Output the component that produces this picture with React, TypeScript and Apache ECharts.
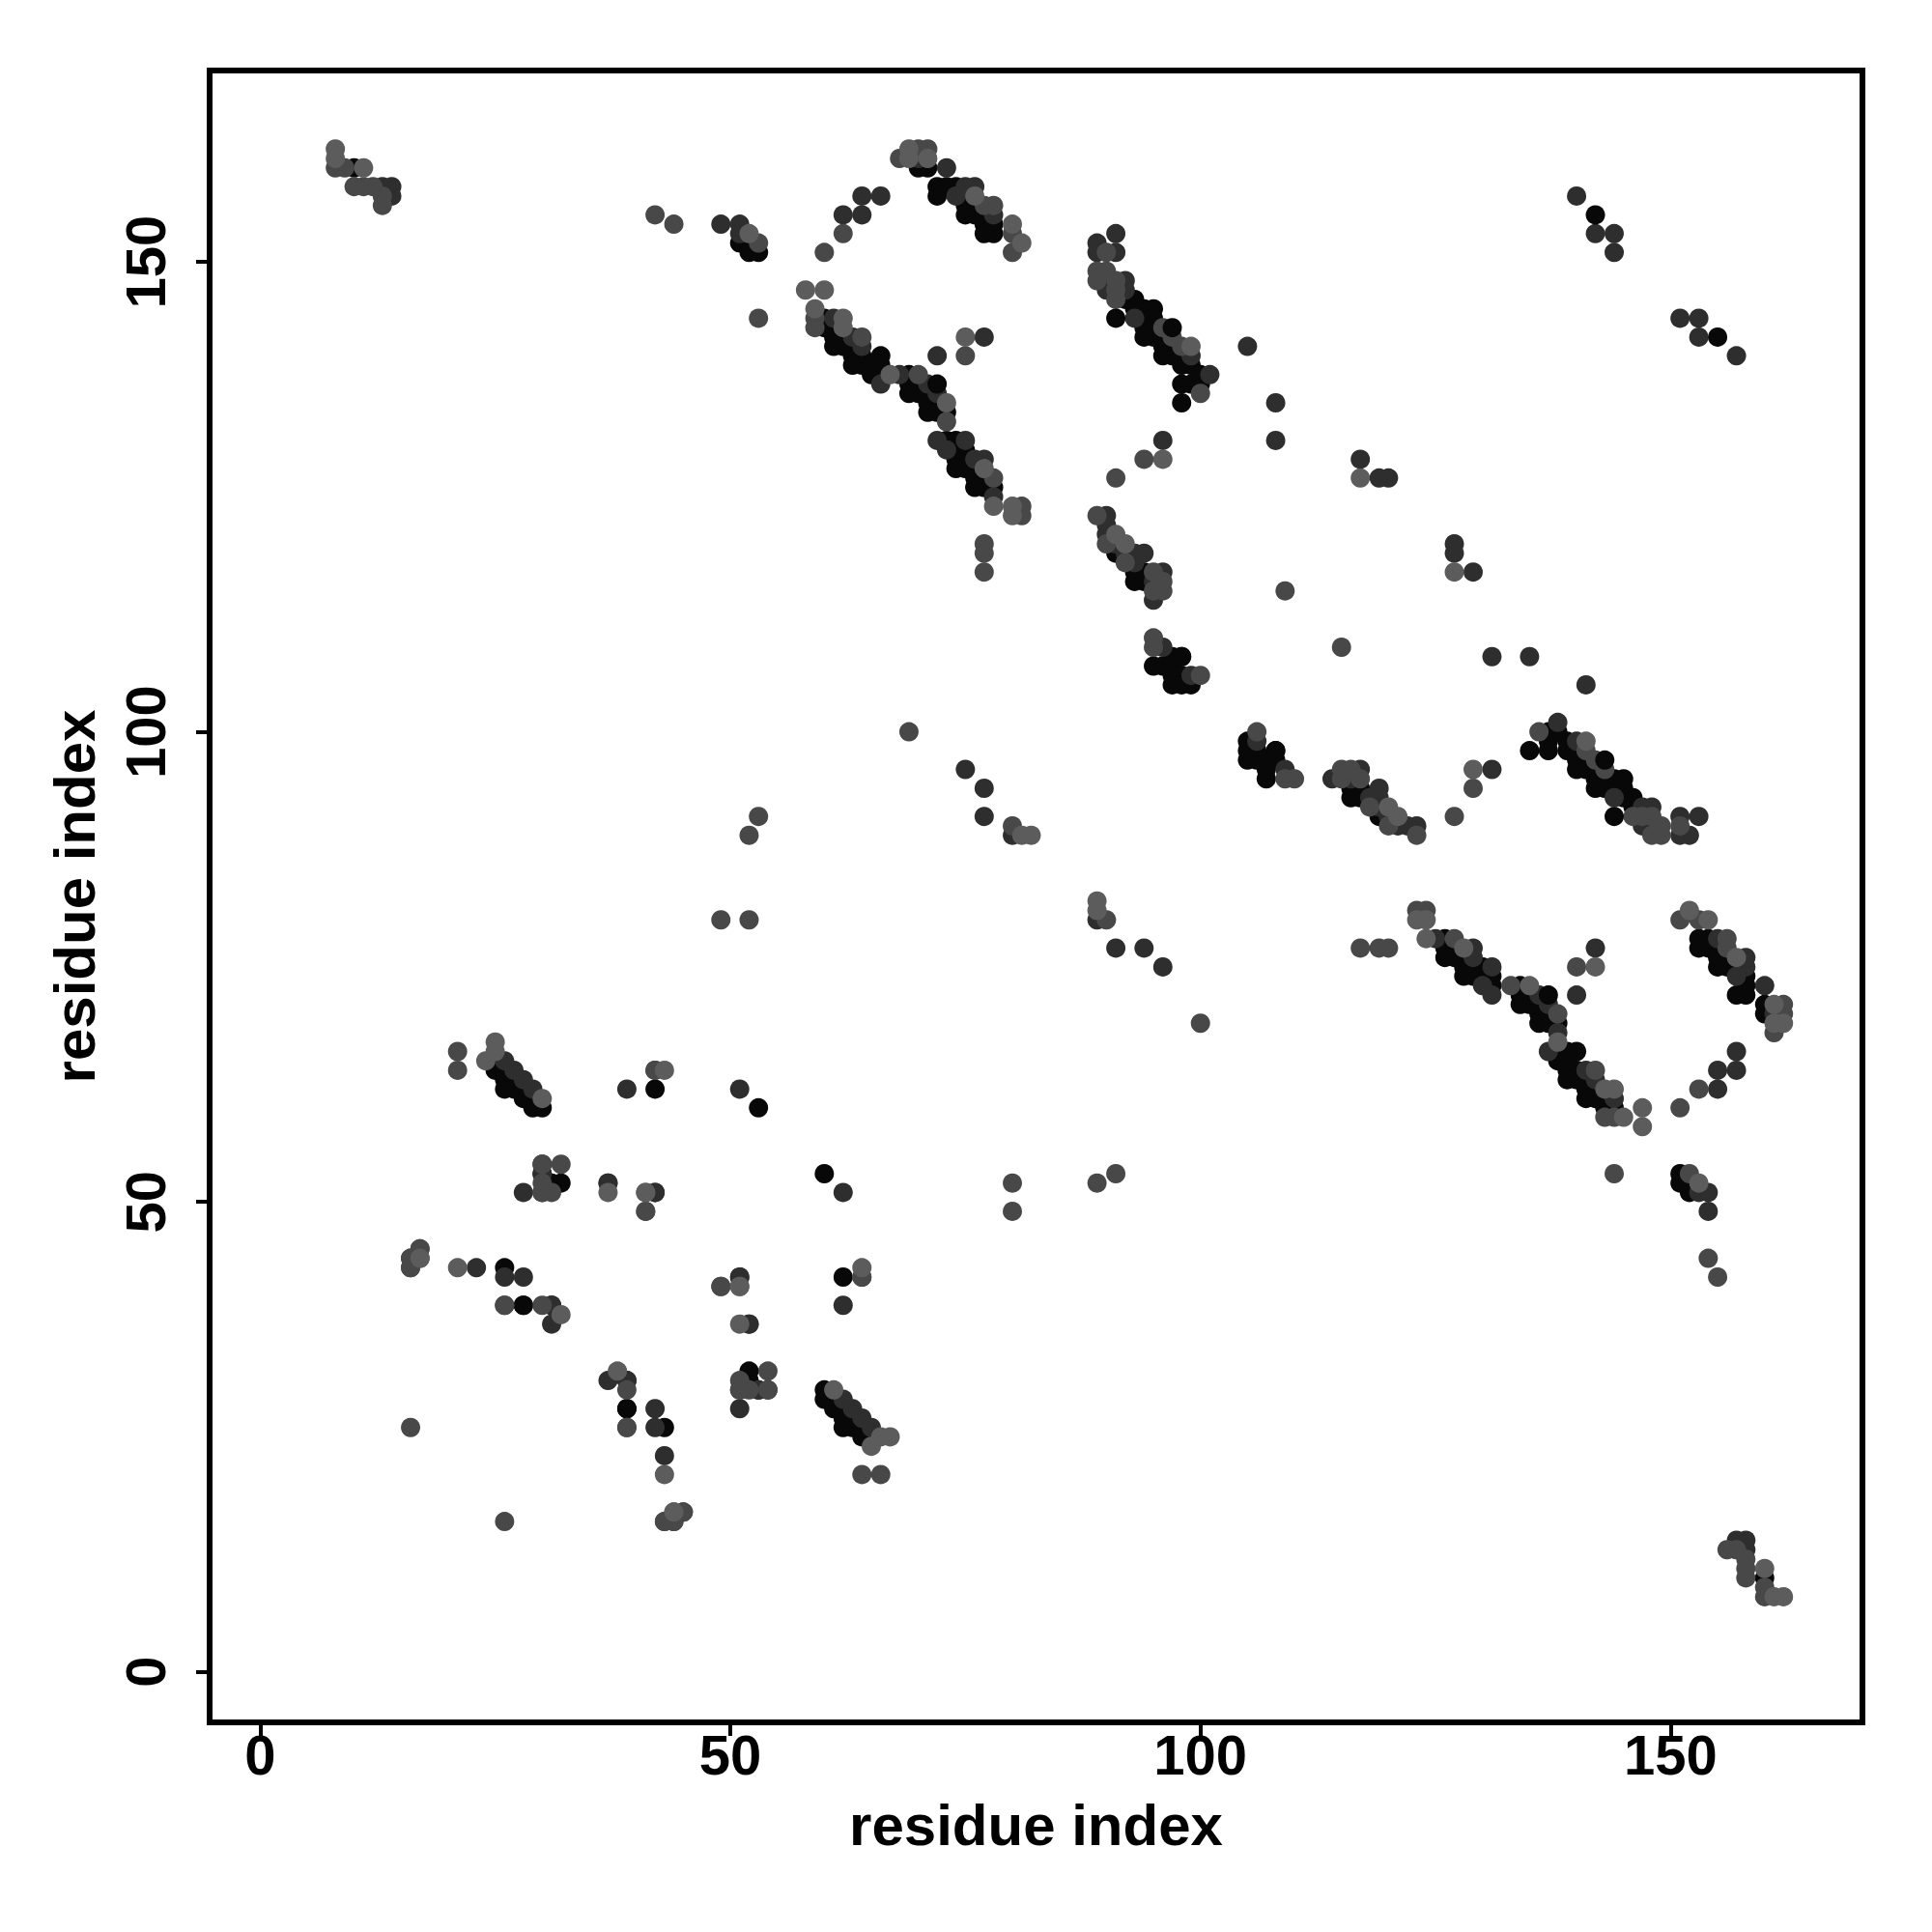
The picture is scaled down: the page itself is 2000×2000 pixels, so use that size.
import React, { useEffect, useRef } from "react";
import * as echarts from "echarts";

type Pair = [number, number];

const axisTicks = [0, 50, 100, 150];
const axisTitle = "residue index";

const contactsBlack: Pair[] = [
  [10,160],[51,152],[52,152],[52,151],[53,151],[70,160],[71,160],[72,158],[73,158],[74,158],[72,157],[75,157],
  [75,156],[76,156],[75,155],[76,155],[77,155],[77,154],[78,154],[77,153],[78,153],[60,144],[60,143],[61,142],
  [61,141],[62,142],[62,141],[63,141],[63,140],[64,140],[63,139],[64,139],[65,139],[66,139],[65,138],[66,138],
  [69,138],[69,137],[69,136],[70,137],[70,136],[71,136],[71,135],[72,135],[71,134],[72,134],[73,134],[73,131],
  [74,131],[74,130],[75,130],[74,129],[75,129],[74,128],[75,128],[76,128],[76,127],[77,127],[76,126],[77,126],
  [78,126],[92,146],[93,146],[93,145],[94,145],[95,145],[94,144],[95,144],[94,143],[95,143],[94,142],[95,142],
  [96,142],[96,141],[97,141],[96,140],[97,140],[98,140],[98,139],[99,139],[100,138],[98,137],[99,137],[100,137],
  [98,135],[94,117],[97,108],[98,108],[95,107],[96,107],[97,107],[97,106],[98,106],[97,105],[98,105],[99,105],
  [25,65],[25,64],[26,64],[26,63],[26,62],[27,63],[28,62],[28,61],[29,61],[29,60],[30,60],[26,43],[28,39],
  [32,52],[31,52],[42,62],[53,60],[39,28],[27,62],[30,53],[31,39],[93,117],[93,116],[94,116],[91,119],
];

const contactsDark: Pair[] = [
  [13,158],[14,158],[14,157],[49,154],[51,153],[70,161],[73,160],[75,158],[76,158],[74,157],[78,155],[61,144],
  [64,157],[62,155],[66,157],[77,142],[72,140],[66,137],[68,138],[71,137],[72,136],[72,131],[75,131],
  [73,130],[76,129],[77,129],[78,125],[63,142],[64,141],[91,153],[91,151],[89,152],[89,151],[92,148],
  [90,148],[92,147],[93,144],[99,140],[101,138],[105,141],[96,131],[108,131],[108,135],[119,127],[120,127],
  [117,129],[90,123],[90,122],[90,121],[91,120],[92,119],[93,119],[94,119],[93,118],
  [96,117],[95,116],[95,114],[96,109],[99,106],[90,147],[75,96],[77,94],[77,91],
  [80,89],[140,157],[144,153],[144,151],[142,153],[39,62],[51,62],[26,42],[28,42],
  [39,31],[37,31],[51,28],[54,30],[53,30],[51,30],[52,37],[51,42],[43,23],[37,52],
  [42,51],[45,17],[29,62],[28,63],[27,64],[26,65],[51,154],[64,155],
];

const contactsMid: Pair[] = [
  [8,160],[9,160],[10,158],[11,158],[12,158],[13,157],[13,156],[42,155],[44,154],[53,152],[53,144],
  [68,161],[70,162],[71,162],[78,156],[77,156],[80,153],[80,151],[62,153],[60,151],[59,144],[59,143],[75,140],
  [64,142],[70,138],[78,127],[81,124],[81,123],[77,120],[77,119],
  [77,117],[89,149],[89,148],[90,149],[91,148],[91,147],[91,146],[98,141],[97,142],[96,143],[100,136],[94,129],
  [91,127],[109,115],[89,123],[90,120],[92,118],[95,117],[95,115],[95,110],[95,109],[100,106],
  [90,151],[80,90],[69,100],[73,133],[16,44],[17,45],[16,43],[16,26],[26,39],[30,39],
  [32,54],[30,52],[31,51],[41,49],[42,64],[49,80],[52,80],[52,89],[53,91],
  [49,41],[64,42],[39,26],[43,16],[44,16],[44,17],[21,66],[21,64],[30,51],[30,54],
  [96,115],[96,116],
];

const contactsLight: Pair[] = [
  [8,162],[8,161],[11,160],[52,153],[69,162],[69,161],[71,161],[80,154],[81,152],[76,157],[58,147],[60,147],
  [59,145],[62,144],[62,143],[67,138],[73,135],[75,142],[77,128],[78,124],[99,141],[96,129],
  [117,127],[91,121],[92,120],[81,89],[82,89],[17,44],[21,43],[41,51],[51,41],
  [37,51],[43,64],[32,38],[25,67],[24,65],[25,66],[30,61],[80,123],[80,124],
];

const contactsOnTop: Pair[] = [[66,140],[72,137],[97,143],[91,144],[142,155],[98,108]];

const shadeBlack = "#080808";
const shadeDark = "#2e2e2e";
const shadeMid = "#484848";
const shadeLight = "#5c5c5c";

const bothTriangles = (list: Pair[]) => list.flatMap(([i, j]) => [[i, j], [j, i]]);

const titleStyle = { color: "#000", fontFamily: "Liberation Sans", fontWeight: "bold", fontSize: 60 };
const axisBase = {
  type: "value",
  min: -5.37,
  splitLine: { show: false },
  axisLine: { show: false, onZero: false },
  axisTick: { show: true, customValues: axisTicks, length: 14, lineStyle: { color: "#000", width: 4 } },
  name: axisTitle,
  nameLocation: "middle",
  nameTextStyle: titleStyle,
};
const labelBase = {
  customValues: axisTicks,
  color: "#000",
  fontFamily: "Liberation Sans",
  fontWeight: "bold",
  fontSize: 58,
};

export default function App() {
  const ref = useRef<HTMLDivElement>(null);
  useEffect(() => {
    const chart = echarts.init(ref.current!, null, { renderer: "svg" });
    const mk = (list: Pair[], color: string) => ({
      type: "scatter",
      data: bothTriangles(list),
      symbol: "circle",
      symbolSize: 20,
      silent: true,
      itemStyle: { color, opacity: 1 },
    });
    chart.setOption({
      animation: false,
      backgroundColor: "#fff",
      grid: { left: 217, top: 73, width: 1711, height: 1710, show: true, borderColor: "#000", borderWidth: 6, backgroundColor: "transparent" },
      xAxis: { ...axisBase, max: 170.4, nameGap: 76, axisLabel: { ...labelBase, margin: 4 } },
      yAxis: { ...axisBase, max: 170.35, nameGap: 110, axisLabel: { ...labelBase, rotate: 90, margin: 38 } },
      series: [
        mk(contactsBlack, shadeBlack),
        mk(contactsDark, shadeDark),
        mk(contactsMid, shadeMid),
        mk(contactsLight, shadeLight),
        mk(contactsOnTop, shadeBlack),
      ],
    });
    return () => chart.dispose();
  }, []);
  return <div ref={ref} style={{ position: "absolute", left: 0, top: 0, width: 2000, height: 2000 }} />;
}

> [Task details]: What is the number of lines holding the word "picture"? State it alone.

> [Full solution]: 2